Lest we be thought to be purely selfish, may I make very clear that we are supporting this bill not only because of its effect on those who move from rural communities but because of the very, very definite relief which it would give those who stay. We in the CIO do not belong to the school of thought which argues that we should develop the educational opportunities of one section of our Nation at the expense of another. We believe that the boys and girls on farms and in small towns must have the same right to educational opportunity as do those who live in more privileged urban centers.

We feel that now is the time to start a program of lifting the educational level of America. This is so not only because of the nature of the present war emergency but also because of certain other trends in our national life.

Our national birth rate has increased from 18 per thousand in 1940 to 21 per thousand in 1942. The death rate has declined. The total number of registered births in the United States increased from 2,265,588 in 1939, to 2,808,996 in 1942, an increase of some 600,000. In 1945-46 these children will be ready for school. By then, we hope the war will be on its way to an end, and perhaps between 1,000,000 and 1,700,000 of our returning veterans have been estimated as intending to finish their education. At the same time, many of the 3,000,000 working boys and girls between 14 and 17 years of age will be returning to school. Many women now working will want to remain in the labor force. The United Automobile Workers found that over 60 percent of the married women now working in the aircraft industry would like to continue working if jobs are available. Schools will bear an increased responsibility, especially nursery schools, for the children of working mothers. These developments will all reach a focus at about the same time and pressures on our schools will be terrific. Likewise, we may face serious postwar economic and employment adjustments. Many who would normally seek employment will, therefore, go to school instead.

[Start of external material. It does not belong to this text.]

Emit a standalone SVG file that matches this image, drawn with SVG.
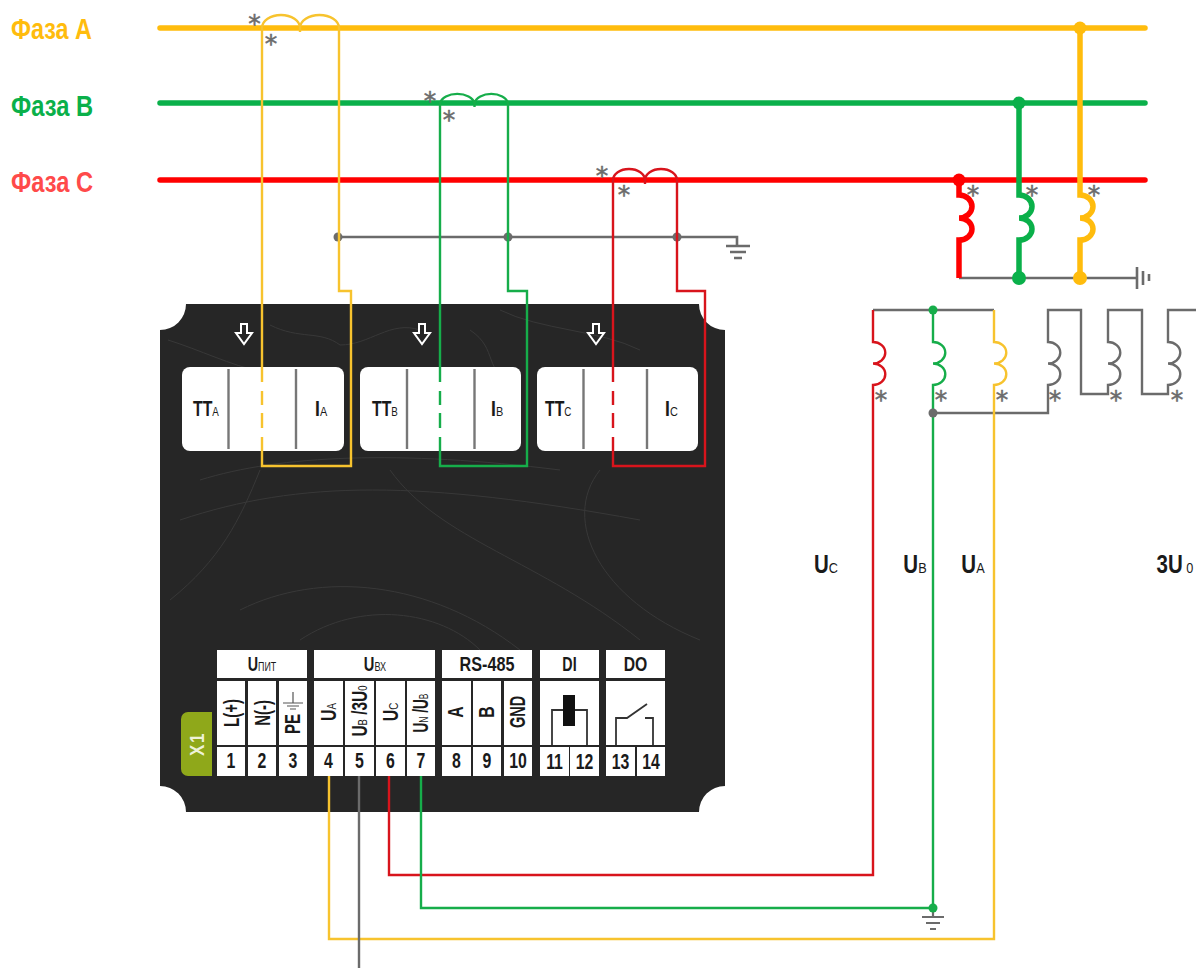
<svg xmlns="http://www.w3.org/2000/svg" width="1196" height="970" viewBox="0 0 1196 970">
<style>
text{font-family:"Liberation Sans",Arial,sans-serif;font-weight:700;fill:#1a1a1a}
.w{fill:none;stroke-linejoin:miter}
.y{stroke:#f7c32e}.g{stroke:#16ad4a}.r{stroke:#d8141c}.k{stroke:#6b6b6b}
.yb{stroke:#ffbc0d}.gb{stroke:#0ab04a}.rb{stroke:#ff0000}
.t2{stroke-width:2.400}.t5{stroke-width:5.500;stroke-linecap:round}
.cell{fill:#fff}
.leaf{fill:none;stroke:#383838;stroke-width:1}
.as{font-family:"DejaVu Sans",sans-serif;font-weight:400;font-size:25px;fill:#6b6b6b;stroke:#6b6b6b;stroke-width:.5;text-anchor:middle}
.n{font-size:22px;text-anchor:middle}
.h{font-size:21px;text-anchor:middle}
.v{font-size:22px;text-anchor:middle}
.s{font-size:.62em;font-weight:400}
.div{stroke:#777;stroke-width:2.400}
.b{font-size:22px}
.ph{font-size:29px}
.lb{font-size:25px;text-anchor:middle}
</style>

<g id="panel">
<path fill="#262626" d="M186 304H699A26 26 0 0 0 725 330V786A26 26 0 0 0 699 812H186A26 26 0 0 0 160 786V330A26 26 0 0 0 186 304Z"/>
<path class="leaf" d="M168 340C200 350 230 365 262 372M270 325C300 340 320 330 340 345C370 345 390 320 420 330M470 330C500 350 480 370 520 390M200 480C280 455 400 450 560 470M180 520C300 480 420 480 640 520M240 610C320 570 430 580 520 650M170 600C220 560 240 520 260 470M390 470C440 540 540 560 640 640M600 470C560 520 600 600 700 640M300 640C360 600 440 610 480 650M500 310C540 330 600 330 640 350"/>
</g>

<g id="ct-box-a"><rect class="cell" x="182" y="367" width="162" height="84" rx="8"/><line class="div" x1="228.500" y1="369" x2="228.500" y2="449"/><line class="div" x1="296" y1="369" x2="296" y2="449"/><text class="b" transform="translate(193,416) scale(.72,1)">TT<tspan class="s">A</tspan></text><text class="b" transform="translate(315,416) scale(.8,1)">I<tspan class="s">A</tspan></text></g>
<g id="ct-box-b"><rect class="cell" x="360" y="367" width="161" height="84" rx="8"/><line class="div" x1="407" y1="369" x2="407" y2="449"/><line class="div" x1="474.500" y1="369" x2="474.500" y2="449"/><text class="b" transform="translate(372,416) scale(.72,1)">TT<tspan class="s">B</tspan></text><text class="b" transform="translate(491,416) scale(.8,1)">I<tspan class="s">B</tspan></text></g>
<g id="ct-box-c"><rect class="cell" x="537" y="367" width="161" height="84" rx="8"/><line class="div" x1="583.500" y1="369" x2="583.500" y2="449"/><line class="div" x1="647" y1="369" x2="647" y2="449"/><text class="b" transform="translate(545,416) scale(.72,1)">TT<tspan class="s">C</tspan></text><text class="b" transform="translate(665,416) scale(.8,1)">I<tspan class="s">C</tspan></text></g>
<g id="arrows" fill="none" stroke="#fff" stroke-width="2">
<path id="arrow-a" d="M241 324H247V333H252L244 344L236 333H241Z"/>
<path id="arrow-b" d="M419 324H425V333H430L422 344L414 333H419Z"/>
<path id="arrow-c" d="M593 324H599V333H604L596 344L588 333H593Z"/>
</g>

<g id="terminal-x1">
<path fill="#8fa81a" d="M212 712H188A7 7 0 0 0 181 719V769A7 7 0 0 0 188 776H212Z"/>
<text transform="translate(204,744) rotate(-90) scale(.85,1)" font-size="20" text-anchor="middle" letter-spacing="2" style="fill:#eef2d8">X1</text>
</g>
<g id="block-pit">
<rect class="cell" x="217" y="650" width="90" height="28"/>
<text class="h" transform="translate(262,671) scale(.68,1)">U<tspan class="s">ПИТ</tspan></text>
<rect class="cell" x="217" y="681" width="28" height="64"/><rect class="cell" x="248" y="681" width="28" height="64"/><rect class="cell" x="279" y="681" width="28" height="64"/>
<rect class="cell" x="217" y="747" width="28" height="29"/><rect class="cell" x="248" y="747" width="28" height="29"/><rect class="cell" x="279" y="747" width="28" height="29"/>
<text class="v" transform="translate(239,713) rotate(-90) scale(.68,1)">L(+)</text>
<text class="v" transform="translate(270,713) rotate(-90) scale(.68,1)">N(-)</text>
<text class="v" transform="translate(300,724) rotate(-90) scale(.68,1)">PE</text>
<path d="M293 692V703M283 703H303M287 706H299M290 709H296" stroke="#555" stroke-width="1.200" fill="none"/>
<text class="n" transform="translate(231,768) scale(.72,1)">1</text><text class="n" transform="translate(262,768) scale(.72,1)">2</text><text class="n" transform="translate(293,768) scale(.72,1)">3</text>
</g>
<g id="block-vh">
<rect class="cell" x="314" y="650" width="121" height="28"/>
<text class="h" transform="translate(375,671) scale(.7,1)">U<tspan class="s">ВХ</tspan></text>
<rect class="cell" x="314" y="681" width="29" height="64"/><rect class="cell" x="345" y="681" width="29" height="64"/><rect class="cell" x="376" y="681" width="29" height="64"/><rect class="cell" x="407" y="681" width="28" height="64"/>
<rect class="cell" x="314" y="747" width="29" height="29"/><rect class="cell" x="345" y="747" width="29" height="29"/><rect class="cell" x="376" y="747" width="29" height="29"/><rect class="cell" x="407" y="747" width="28" height="29"/>
<text class="v" transform="translate(336,712) rotate(-90) scale(.72,1)">U<tspan class="s">A</tspan></text>
<text class="v" transform="translate(367,711) rotate(-90) scale(.7,1)">U<tspan class="s">B</tspan> /3U<tspan class="s">0</tspan></text>
<text class="v" transform="translate(398,712) rotate(-90) scale(.72,1)">U<tspan class="s">C</tspan></text>
<text class="v" transform="translate(428,713) rotate(-90) scale(.62,1)">U<tspan class="s">N</tspan> /U<tspan class="s">B</tspan></text>
<text class="n" transform="translate(328.500,768) scale(.72,1)">4</text><text class="n" transform="translate(359.500,768) scale(.72,1)">5</text><text class="n" transform="translate(390.500,768) scale(.72,1)">6</text><text class="n" transform="translate(421,768) scale(.72,1)">7</text>
</g>
<g id="block-rs485">
<rect class="cell" x="442" y="650" width="90" height="28"/>
<text class="h" transform="translate(487,671) scale(.77,1)">RS-485</text>
<rect class="cell" x="442" y="681" width="29" height="64"/><rect class="cell" x="473" y="681" width="28" height="64"/><rect class="cell" x="504" y="681" width="28" height="64"/>
<rect class="cell" x="442" y="747" width="29" height="29"/><rect class="cell" x="473" y="747" width="28" height="29"/><rect class="cell" x="504" y="747" width="28" height="29"/>
<text class="v" transform="translate(463,712) rotate(-90) scale(.72,1)">A</text>
<text class="v" transform="translate(494,712) rotate(-90) scale(.72,1)">B</text>
<text class="v" transform="translate(525,712) rotate(-90) scale(.66,1)">GND</text>
<text class="n" transform="translate(456.500,768) scale(.72,1)">8</text><text class="n" transform="translate(487,768) scale(.72,1)">9</text><text class="n" transform="translate(518,768) scale(.72,1)">10</text>
</g>
<g id="block-di">
<rect class="cell" x="540" y="650" width="59" height="28"/>
<text class="h" transform="translate(569.500,671) scale(.68,1)">DI</text>
<rect class="cell" x="540" y="681" width="59" height="64"/>
<rect class="cell" x="540" y="747" width="29" height="29"/><rect class="cell" x="570" y="747" width="29" height="29"/>
<path d="M552 745V710H587V745" fill="none" stroke="#333" stroke-width="1.800"/>
<rect x="563" y="695" width="12" height="31" fill="#111"/>
<text class="n" transform="translate(554.500,769) scale(.72,1)">11</text><text class="n" transform="translate(584.500,769) scale(.72,1)">12</text>
</g>
<g id="block-do">
<rect class="cell" x="606" y="650" width="59" height="28"/>
<text class="h" transform="translate(635.500,671) scale(.75,1)">DO</text>
<rect class="cell" x="606" y="681" width="59" height="64"/>
<rect class="cell" x="606" y="747" width="29" height="29"/><rect class="cell" x="637" y="747" width="28" height="29"/>
<path d="M616 745V718H627L647 704M653 745V718H645" fill="none" stroke="#333" stroke-width="1.800"/>
<text class="n" transform="translate(620.500,769) scale(.72,1)">13</text><text class="n" transform="translate(651,769) scale(.72,1)">14</text>
</g>

<g id="phase-labels">
<text class="ph" x="11" y="39" textLength="81" lengthAdjust="spacingAndGlyphs" style="fill:#ffbc0d">Фаза A</text>
<text class="ph" x="11" y="116" textLength="82" lengthAdjust="spacingAndGlyphs" style="fill:#0ab04a">Фаза B</text>
<text class="ph" x="11" y="192" textLength="82" lengthAdjust="spacingAndGlyphs" style="fill:#ff4a4a">Фаза C</text>
</g>

<g id="connectors">
<path class="w yb t5" d="M160 28H1145"/>
<path class="w gb t5" d="M160 103H1145"/>
<path class="w rb t5" d="M160 180H1145"/>

<path class="w k" stroke-width="2.600" d="M338 237H737V245M726 246H750M730 252H746M734 258H742"/>
<circle cx="338" cy="237" r="4.500" fill="#6b6b6b"/><circle cx="508" cy="237" r="4.500" fill="#6b6b6b"/><circle cx="677" cy="237" r="4.500" fill="#6b6b6b"/>

<path class="w y t2" d="M262 382V28A19 13 0 0 1 300 28V32M300 28A19.500 13 0 0 1 339 28V291H351V466H262V437M262 428V413M262 405V391"/>
<path class="w g t2" d="M440 382V103A17.500 11 0 0 1 474.500 103V107M474.500 103A17 11 0 0 1 508 103V291H527V466H440V437M440 428V413M440 405V391"/>
<path class="w r t2" d="M613 382V180A16 11 0 0 1 645 180V184M645 180A16 11 0 0 1 677 180V291H705V466H613V437M613 428V413M613 405V391"/>

<path class="w k" stroke-width="2.600" d="M959 278H1137M1137 267V289M1143 271V285M1149 274V281"/>
<path class="w rb" stroke-width="5.500" d="M959 180V195A13 11.500 0 0 1 959 218A13 11 0 0 1 959 240V278"/>
<path class="w gb" stroke-width="5.500" d="M1019 103V195A13 11.500 0 0 1 1019 218A13 11 0 0 1 1019 240V278"/>
<path class="w yb" stroke-width="5.500" d="M1080 28V195A13 11.500 0 0 1 1080 218A13 11 0 0 1 1080 240V278"/>
<circle cx="959" cy="180" r="6.500" fill="#ff0000"/><circle cx="1019" cy="103" r="6.500" fill="#0ab04a"/><circle cx="1080" cy="28" r="6.500" fill="#ffbc0d"/>
<circle cx="1019" cy="278" r="7" fill="#0ab04a"/><circle cx="1080" cy="278" r="7" fill="#ffbc0d"/>

<path class="w k" stroke-width="2.400" d="M873 310H994M933 413H1048V385A12 10.500 0 0 0 1048 363.500A12 10.500 0 0 0 1048 342V310H1081V394H1108V385A12 10.500 0 0 0 1108 363.500A12 10.500 0 0 0 1108 342V310H1142V394H1168V385A12 10.500 0 0 0 1168 363.500A12 10.500 0 0 0 1168 342V310H1196"/>
<path class="w r t2" d="M873 310V342A12 10.500 0 0 1 873 363.500A12 10.500 0 0 1 873 385V875H389V776"/>
<path class="w g t2" d="M933 310V342A12 10.500 0 0 1 933 363.500A12 10.500 0 0 1 933 385V908H421V776"/>
<path class="w y t2" d="M994 310V342A12 10.500 0 0 1 994 363.500A12 10.500 0 0 1 994 385V939H329V776"/>
<path class="w k t2" d="M359 776V968"/>
<path class="w k" stroke-width="2.200" d="M933 908V917M922 917H944M926 923H940M930 929H936"/>
<circle cx="933" cy="310" r="4.500" fill="#16ad4a"/>
<circle cx="933" cy="413" r="4.500" fill="#6b6b6b"/>
<circle cx="933" cy="908" r="4.500" fill="#16ad4a"/>
</g>

<g id="asterisks">
<text class="as" x="254.500" y="32">*</text><text class="as" x="271" y="52">*</text>
<text class="as" x="430" y="109">*</text><text class="as" x="449" y="128">*</text>
<text class="as" x="602" y="184">*</text><text class="as" x="624" y="203">*</text>
<text class="as" x="973" y="203">*</text><text class="as" x="1032" y="203">*</text><text class="as" x="1094" y="203">*</text>
<text class="as" x="881" y="408">*</text><text class="as" x="941" y="408">*</text><text class="as" x="1002" y="408">*</text><text class="as" x="1055" y="408">*</text><text class="as" x="1116" y="408">*</text><text class="as" x="1177" y="408">*</text>
</g>

<g id="voltage-labels">
<text class="lb" transform="translate(826,573) scale(.82,1)">U<tspan class="s">C</tspan></text>
<text class="lb" transform="translate(915,573) scale(.82,1)">U<tspan class="s">B</tspan></text>
<text class="lb" transform="translate(973,573) scale(.82,1)">U<tspan class="s">A</tspan></text>
<text class="lb" transform="translate(1175,573) scale(.82,1)">3U<tspan class="s"> 0</tspan></text>
</g>
</svg>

We should afford an educational opportunity to those who want to go to school and start a program which would relieve the economic pressures and make it possible for us to do the job which needs doing. Therefore, it seems absolutely imperative that we begin a program now, which will lead to the elimination of the basic educational inequalities which exist in this Nation.

Many of the figures which I shall include-and I do not expect to incorporate nearly all of them-are familiar to all of you. Those which impress us the most, from our particular point of view are these:

In 1942 the well-to-do sections in American cities sent 86 percent of their youth to high school; the lower income groups sent 57 percent. According to the 1940 census, there were 3,000,000 adults in the United States who had never attended school, over 10,000,000 illiterates, and approximately 2,000,000 children at the ages of 6 to 15 not attending school.

Parenthetically, I recall also, since we prepared this testimony, how directly it affects us. One of the projects which we have under way in our research and education section of the CIO is the preparation of a primer. This primer is prepared for the textile workers. People, we find, cannot be developed into good union members until they have been taught to read or helped to read. I might say I never dreamed that part of the job of the research and education section in CIO would be the job of preparing a primer, and we ought to have it out quite soon. One of the interesting things in the work we did in preparation of the primer was that we found many of our people are very sensitive. They do not want organizers to find out that they cannot read. One of our jobs is to do this job so carefully that we do not affect their feelings. I do not know how it will work out. We also appealed to the Rosenwald organization, and other unions have helped and are working with the extension divisions of certain colleges and universities to alleviate the difficulties in this problem.

Senator CHAVEZ. In preparing your statistics that you are going to submit to the committee, have you any figures on the question of illiteracy as it is related to the selective-service program?